The term “hacker” has become the widely used term for anyone who breaks into a system. However, the term should be used appropriately as it describes a person with “honorable” intentions as opposed to a “cracker” who is up to no good. True hackers are basically puzzle solvers.
They see security systems as challenges to be overcome and set about getting through its defenses. They are technically well-versed and enjoy breaking into and infiltrating systems just because they want to and not for malicious reasons. In essence, they embody the quote attributed to the famous English mountaineer George Mallory, who in reply to the question “Why did you climb Mt. Everest?” replied, “Because it’s there”. Hackers break into systems to expose their vulnerabilities and thereafter document the process so that others can learn from them. This actually benefits the IT community as security holes that are undiscovered can be blocked due to these findings. Hackers engage in their activities mainly for the challenge and also for the credibility gained from their peers for beating the system.

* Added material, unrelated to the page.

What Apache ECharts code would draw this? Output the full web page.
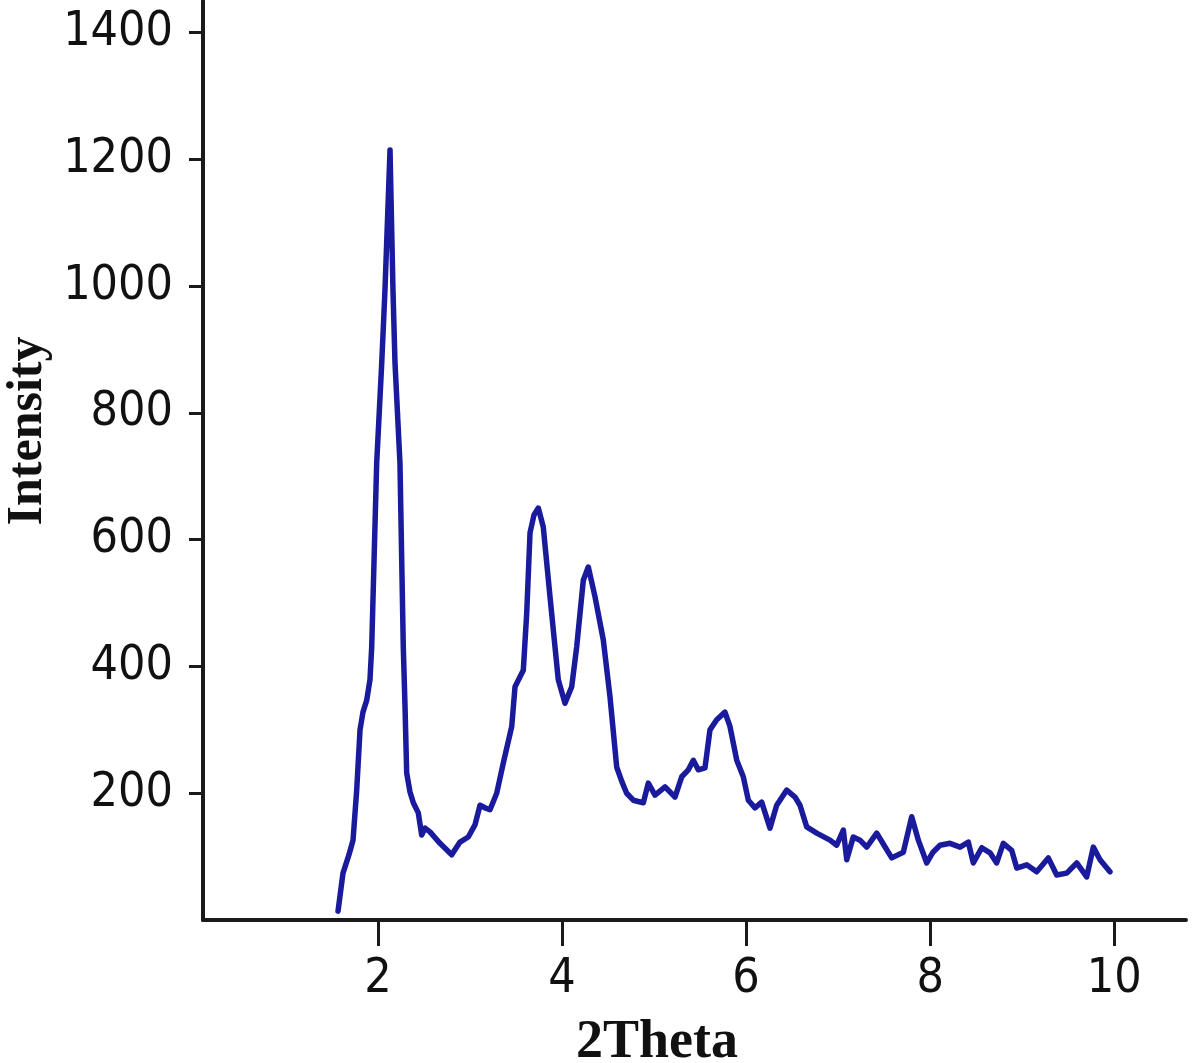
<!DOCTYPE html>
<html>
<head>
<meta charset="utf-8">
<script src="https://cdn.jsdelivr.net/npm/echarts@6/dist/echarts.min.js"></script>
<style>
html,body{margin:0;padding:0;background:#fff;}
#c{width:1200px;height:1063px;}
</style>
</head>
<body>
<div id="c"></div>
<script>
var twoTheta = [1.567,1.621,1.686,1.730,1.770,1.806,1.838,1.879,1.914,1.933,1.987,2.042,2.077,2.132,2.164,2.186,2.240,2.276,2.295,2.313,2.349,2.385,2.439,2.476,2.512,2.566,2.675,2.802,2.892,2.982,3.055,3.110,3.164,3.218,3.291,3.363,3.454,3.490,3.580,3.617,3.653,3.696,3.743,3.797,3.870,3.960,4.033,4.106,4.160,4.232,4.286,4.359,4.449,4.522,4.595,4.652,4.703,4.775,4.884,4.938,5.011,5.120,5.228,5.301,5.373,5.427,5.481,5.554,5.608,5.681,5.771,5.826,5.899,5.970,6.025,6.097,6.170,6.260,6.333,6.442,6.532,6.586,6.659,6.768,6.912,6.985,7.057,7.094,7.165,7.238,7.311,7.420,7.499,7.583,7.709,7.800,7.872,7.963,8.031,8.107,8.216,8.325,8.415,8.469,8.561,8.651,8.723,8.795,8.886,8.941,9.049,9.158,9.284,9.375,9.484,9.593,9.701,9.773,9.846,9.954];
var intensity = [14,74,103,126,205,300,328,347,379,431,721,879,994,1215,994,879,721,431,336,232,202,185,169,134,145,139,121,103,123,131,150,181,177,174,200,248,305,368,394,484,611,639,650,620,510,379,342,368,431,536,557,510,442,352,241,218,200,189,185,216,197,210,194,226,237,252,237,240,300,316,328,305,252,226,189,177,186,145,181,205,194,181,147,137,126,118,142,95,131,126,115,137,118,98,107,163,126,90,107,118,121,115,123,90,114,106,90,121,110,82,87,76,98,71,74,90,68,115,95,76];
var xTicks = [2,4,6,8,10];
var yTicks = [200,400,600,800,1000,1200,1400];
var xTitle = '2Theta';
var yTitle = 'Intensity';

var pts = twoTheta.map(function(x,i){return [x, intensity[i]];});
var chart = echarts.init(document.getElementById('c'), null, {renderer:'canvas'});
var numFont = "'DejaVu Sans Condensed', 'DejaVu Sans', sans-serif";
function plain(v){ return String(Math.round(v)); }
chart.setOption({
  animation:false,
  backgroundColor:'#ffffff',
  grid:{left:203, right:14, top:1, bottom:143, containLabel:false},
  xAxis:{
    type:'value', min:0.1, max:10.78,
    axisLine:{show:true, onZero:false, lineStyle:{color:'#1a1a1a', width:4}},
    axisTick:{show:true, customValues:xTicks, length:26, lineStyle:{color:'#1a1a1a', width:3}},
    axisLabel:{show:true, customValues:xTicks, formatter:plain, margin:36, color:'#111', fontSize:48, fontFamily:numFont},
    splitLine:{show:false}
  },
  yAxis:{
    type:'value', min:0, max:1450,
    axisLine:{show:true, onZero:false, lineStyle:{color:'#1a1a1a', width:4}},
    axisTick:{show:true, customValues:yTicks, length:14, lineStyle:{color:'#1a1a1a', width:3}},
    axisLabel:{show:true, customValues:yTicks, formatter:plain, margin:30, color:'#111', fontSize:48, fontFamily:numFont},
    splitLine:{show:false}
  },
  graphic:[
    {type:'text', x:657, y:1043, style:{text:xTitle, font:"bold 54px 'Liberation Serif', serif", fill:'#111', align:'center', verticalAlign:'middle'}},
    {type:'text', x:28, y:431, rotation:Math.PI/2, style:{text:yTitle, font:"bold 50px 'Liberation Serif', serif", fill:'#111', align:'center', verticalAlign:'middle'}}
  ],
  series:[{
    type:'line', data:pts, showSymbol:false, smooth:false,
    lineStyle:{color:'#1a1a9c', width:5.5, cap:'round', join:'round'}
  }]
});
</script>
</body>
</html>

Crackers on the other hand do not have any honorable intentions at all. Looked down upon by the hacking community, they engage in activities like stealing credit card details, destroying data and dismantling protection systems on software so that they can be pirated. Basically they engage in outright criminal activity.

Hacking is a grey area and is difficult to condemn as it brings about progress through some anarchy. But Cracking is a “profession” to be looked down upon and eradicated if possible.